WHAT YOU HAVE TO DO
Return, exactly as written, the lines that start at the one holding "Write the matplotlib code for this chart." and end at the one holding "from matplotlib.ticker import FuncFormatter", with both of those lines kept. Skip any pictures.

DATA ROWS
Begin

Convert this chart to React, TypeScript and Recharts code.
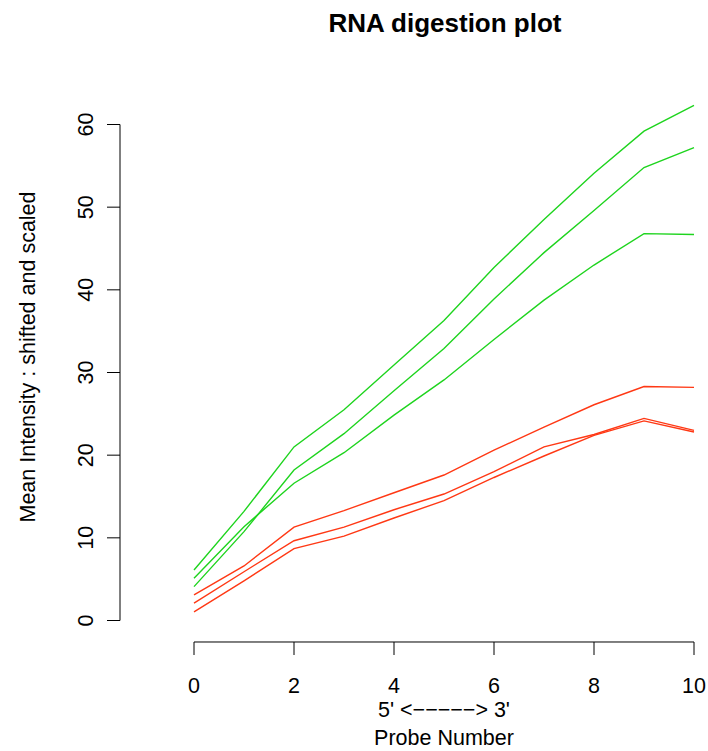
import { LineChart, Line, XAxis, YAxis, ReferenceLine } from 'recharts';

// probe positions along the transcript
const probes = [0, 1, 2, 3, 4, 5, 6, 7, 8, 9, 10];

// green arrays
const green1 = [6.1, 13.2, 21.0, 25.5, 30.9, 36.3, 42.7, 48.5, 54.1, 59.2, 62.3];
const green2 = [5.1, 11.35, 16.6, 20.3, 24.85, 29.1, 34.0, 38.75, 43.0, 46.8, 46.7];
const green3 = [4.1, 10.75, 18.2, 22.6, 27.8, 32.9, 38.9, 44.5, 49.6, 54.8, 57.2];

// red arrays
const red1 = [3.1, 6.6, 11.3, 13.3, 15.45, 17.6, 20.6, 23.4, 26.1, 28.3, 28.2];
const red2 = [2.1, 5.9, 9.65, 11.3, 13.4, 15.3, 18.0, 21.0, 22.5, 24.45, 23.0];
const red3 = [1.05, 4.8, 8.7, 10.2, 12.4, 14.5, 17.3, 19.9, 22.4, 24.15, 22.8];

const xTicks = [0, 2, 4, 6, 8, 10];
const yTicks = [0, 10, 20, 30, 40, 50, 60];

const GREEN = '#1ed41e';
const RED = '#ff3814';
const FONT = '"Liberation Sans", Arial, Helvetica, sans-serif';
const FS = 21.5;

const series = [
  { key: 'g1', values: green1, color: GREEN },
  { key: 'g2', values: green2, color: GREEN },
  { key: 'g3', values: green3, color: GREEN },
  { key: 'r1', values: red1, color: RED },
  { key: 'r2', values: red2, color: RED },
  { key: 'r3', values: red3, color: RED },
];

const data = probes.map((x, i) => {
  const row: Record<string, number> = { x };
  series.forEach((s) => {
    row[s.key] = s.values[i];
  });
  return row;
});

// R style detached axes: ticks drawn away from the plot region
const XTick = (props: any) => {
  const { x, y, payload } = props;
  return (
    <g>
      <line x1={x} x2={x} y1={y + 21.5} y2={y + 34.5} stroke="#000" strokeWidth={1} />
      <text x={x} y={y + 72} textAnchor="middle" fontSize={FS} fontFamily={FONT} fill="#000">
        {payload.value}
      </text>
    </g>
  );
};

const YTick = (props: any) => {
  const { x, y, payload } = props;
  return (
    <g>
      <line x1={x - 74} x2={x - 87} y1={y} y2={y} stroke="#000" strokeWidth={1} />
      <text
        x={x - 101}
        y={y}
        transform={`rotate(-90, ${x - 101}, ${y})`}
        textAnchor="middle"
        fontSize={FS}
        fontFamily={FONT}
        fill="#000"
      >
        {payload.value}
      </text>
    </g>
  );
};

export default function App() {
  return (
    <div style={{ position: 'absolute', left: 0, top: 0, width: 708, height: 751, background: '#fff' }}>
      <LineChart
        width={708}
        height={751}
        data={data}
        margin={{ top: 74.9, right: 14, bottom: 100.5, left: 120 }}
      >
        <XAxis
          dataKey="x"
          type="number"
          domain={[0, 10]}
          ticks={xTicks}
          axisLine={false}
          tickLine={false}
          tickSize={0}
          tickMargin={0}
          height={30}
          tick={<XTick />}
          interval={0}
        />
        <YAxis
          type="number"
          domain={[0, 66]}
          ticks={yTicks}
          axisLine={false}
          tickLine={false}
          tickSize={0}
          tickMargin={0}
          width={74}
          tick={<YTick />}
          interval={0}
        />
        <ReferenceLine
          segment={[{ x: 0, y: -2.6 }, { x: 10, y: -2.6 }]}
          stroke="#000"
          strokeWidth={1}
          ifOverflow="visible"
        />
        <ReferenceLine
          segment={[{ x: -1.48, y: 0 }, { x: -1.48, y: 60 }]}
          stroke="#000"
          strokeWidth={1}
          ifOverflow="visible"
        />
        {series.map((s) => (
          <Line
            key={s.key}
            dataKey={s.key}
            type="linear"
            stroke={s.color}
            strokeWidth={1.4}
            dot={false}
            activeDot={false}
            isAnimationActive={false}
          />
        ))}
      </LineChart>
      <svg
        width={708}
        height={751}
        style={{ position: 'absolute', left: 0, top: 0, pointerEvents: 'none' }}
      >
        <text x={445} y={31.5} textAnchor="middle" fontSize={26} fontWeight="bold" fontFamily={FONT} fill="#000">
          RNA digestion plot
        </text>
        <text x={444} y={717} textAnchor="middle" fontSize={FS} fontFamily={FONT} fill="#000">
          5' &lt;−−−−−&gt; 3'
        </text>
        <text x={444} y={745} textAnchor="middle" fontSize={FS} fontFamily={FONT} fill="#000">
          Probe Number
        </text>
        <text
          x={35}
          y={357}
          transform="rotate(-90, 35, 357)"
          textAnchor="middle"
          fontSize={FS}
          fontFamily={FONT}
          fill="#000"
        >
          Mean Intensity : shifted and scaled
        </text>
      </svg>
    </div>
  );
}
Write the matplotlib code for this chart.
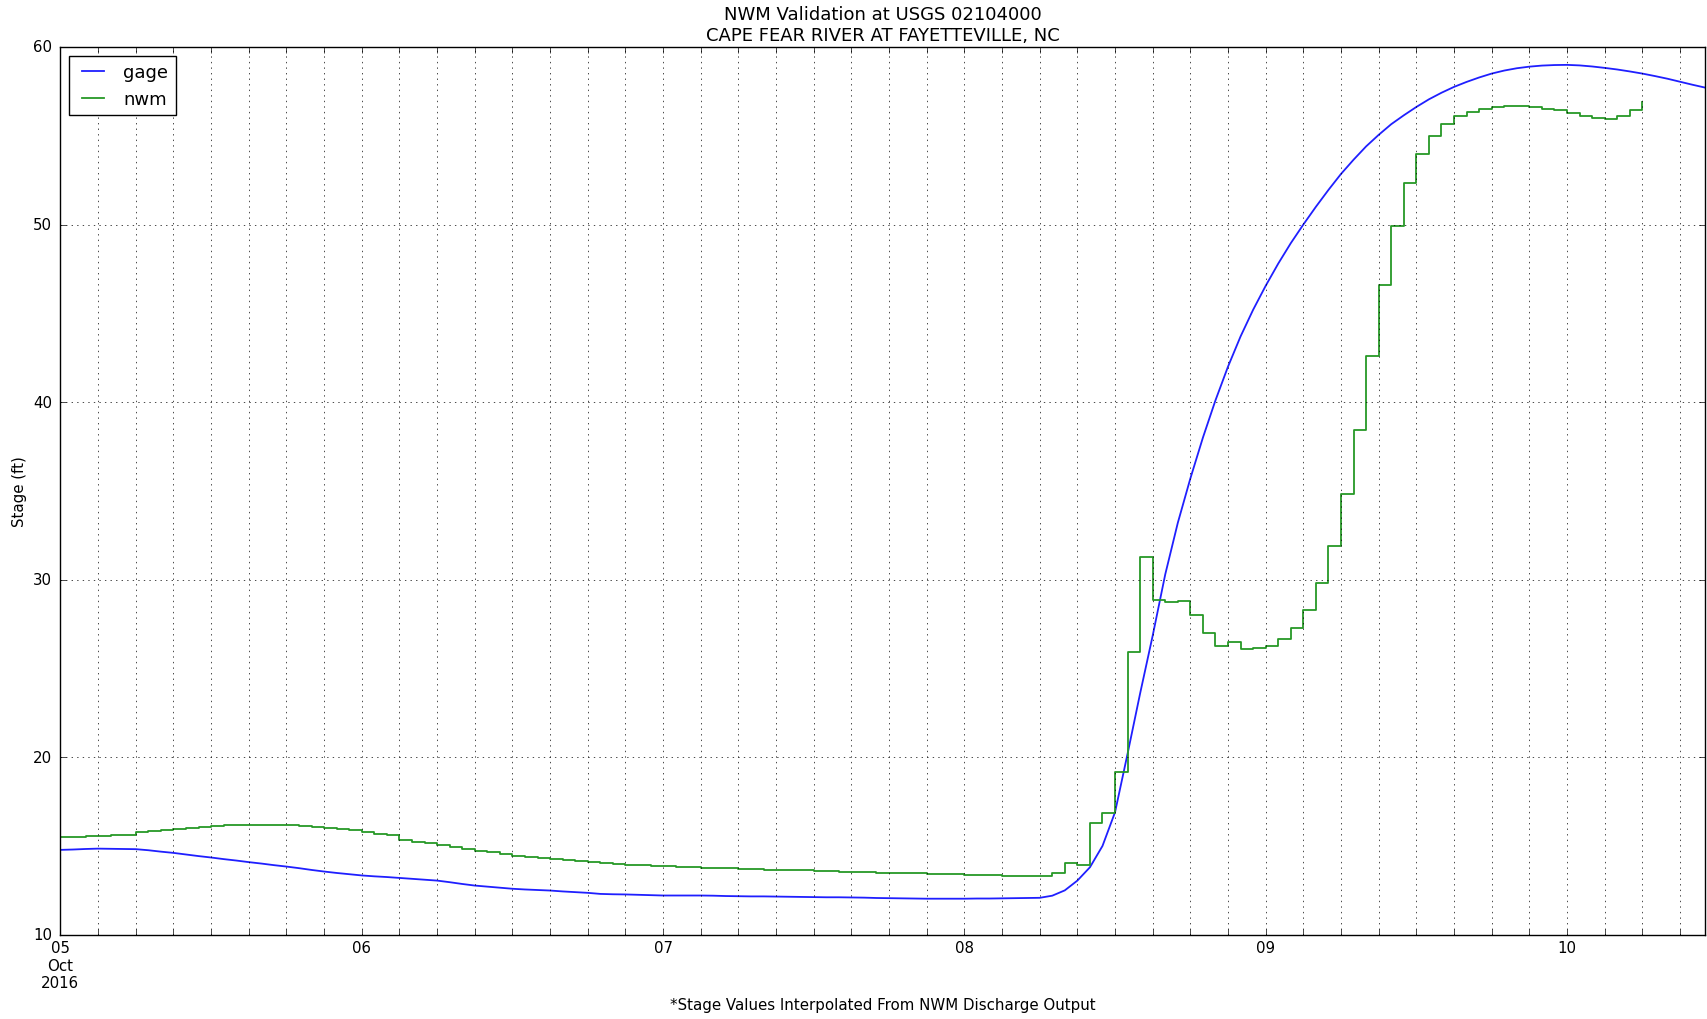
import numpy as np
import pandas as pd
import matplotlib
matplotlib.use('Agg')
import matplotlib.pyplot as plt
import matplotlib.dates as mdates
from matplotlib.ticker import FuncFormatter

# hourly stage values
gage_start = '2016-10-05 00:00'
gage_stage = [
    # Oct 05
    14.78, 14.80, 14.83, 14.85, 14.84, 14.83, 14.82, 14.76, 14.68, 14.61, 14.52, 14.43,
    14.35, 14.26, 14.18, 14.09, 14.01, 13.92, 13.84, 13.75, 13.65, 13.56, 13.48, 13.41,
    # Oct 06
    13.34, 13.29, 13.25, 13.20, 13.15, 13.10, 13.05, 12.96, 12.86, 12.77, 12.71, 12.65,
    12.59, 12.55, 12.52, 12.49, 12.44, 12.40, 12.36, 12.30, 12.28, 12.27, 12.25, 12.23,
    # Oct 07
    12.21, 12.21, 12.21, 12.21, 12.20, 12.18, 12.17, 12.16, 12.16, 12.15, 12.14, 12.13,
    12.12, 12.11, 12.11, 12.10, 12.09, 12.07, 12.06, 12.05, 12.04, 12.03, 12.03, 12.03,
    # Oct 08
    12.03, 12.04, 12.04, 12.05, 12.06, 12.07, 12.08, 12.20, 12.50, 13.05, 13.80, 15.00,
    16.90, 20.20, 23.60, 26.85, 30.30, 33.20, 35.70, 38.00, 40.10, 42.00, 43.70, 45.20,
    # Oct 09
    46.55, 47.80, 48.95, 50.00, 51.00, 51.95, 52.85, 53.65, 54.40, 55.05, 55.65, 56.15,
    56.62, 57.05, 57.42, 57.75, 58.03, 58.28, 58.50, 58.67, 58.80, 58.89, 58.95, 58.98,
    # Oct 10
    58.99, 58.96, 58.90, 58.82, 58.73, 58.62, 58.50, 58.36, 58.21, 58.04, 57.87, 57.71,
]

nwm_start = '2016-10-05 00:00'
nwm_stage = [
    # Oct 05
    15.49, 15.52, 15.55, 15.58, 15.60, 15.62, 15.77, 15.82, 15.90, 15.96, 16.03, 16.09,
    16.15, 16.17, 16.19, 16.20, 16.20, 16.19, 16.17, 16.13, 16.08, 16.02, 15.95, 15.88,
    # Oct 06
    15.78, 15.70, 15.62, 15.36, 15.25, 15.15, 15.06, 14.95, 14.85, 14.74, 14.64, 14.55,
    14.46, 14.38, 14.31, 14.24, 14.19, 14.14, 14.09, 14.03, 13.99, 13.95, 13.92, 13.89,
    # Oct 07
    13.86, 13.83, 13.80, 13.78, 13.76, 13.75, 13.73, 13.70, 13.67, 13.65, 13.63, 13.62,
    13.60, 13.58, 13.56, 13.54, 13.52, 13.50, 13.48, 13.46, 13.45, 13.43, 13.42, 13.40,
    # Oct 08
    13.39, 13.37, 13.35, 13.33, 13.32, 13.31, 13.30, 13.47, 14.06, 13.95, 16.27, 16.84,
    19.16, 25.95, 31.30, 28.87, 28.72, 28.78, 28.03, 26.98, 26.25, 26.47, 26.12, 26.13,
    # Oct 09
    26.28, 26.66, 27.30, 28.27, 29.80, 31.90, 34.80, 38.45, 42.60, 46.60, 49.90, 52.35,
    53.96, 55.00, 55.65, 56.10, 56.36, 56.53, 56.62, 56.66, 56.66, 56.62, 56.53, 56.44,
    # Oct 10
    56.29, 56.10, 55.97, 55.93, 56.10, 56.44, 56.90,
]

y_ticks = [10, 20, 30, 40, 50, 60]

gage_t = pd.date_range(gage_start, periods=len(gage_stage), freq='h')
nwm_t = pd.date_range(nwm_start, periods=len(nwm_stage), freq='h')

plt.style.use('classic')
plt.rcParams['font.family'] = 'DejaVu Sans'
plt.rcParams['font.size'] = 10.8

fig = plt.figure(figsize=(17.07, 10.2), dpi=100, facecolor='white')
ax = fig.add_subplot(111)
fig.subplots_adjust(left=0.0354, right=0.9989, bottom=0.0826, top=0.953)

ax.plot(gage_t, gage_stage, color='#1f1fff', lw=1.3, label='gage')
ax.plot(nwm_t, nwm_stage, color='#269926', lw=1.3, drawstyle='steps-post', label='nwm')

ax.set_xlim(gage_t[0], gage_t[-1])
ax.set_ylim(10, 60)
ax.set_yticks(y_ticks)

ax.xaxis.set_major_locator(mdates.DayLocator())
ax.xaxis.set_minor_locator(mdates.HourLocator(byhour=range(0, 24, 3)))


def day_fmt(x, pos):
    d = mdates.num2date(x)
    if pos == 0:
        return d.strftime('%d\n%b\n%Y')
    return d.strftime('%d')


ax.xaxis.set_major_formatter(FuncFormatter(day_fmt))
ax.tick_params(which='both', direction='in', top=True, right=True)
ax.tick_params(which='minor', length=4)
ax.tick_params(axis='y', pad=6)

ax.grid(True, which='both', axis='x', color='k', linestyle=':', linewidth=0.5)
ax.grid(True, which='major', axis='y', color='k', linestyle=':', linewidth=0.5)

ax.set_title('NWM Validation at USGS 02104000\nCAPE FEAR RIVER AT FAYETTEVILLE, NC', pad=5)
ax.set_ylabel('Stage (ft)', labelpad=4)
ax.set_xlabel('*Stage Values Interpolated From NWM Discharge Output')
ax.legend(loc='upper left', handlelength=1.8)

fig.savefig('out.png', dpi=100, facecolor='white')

End

WRITTEN SOLUTION
Write the matplotlib code for this chart.
import numpy as np
import pandas as pd
import matplotlib
matplotlib.use('Agg')
import matplotlib.pyplot as plt
import matplotlib.dates as mdates
from matplotlib.ticker import FuncFormatter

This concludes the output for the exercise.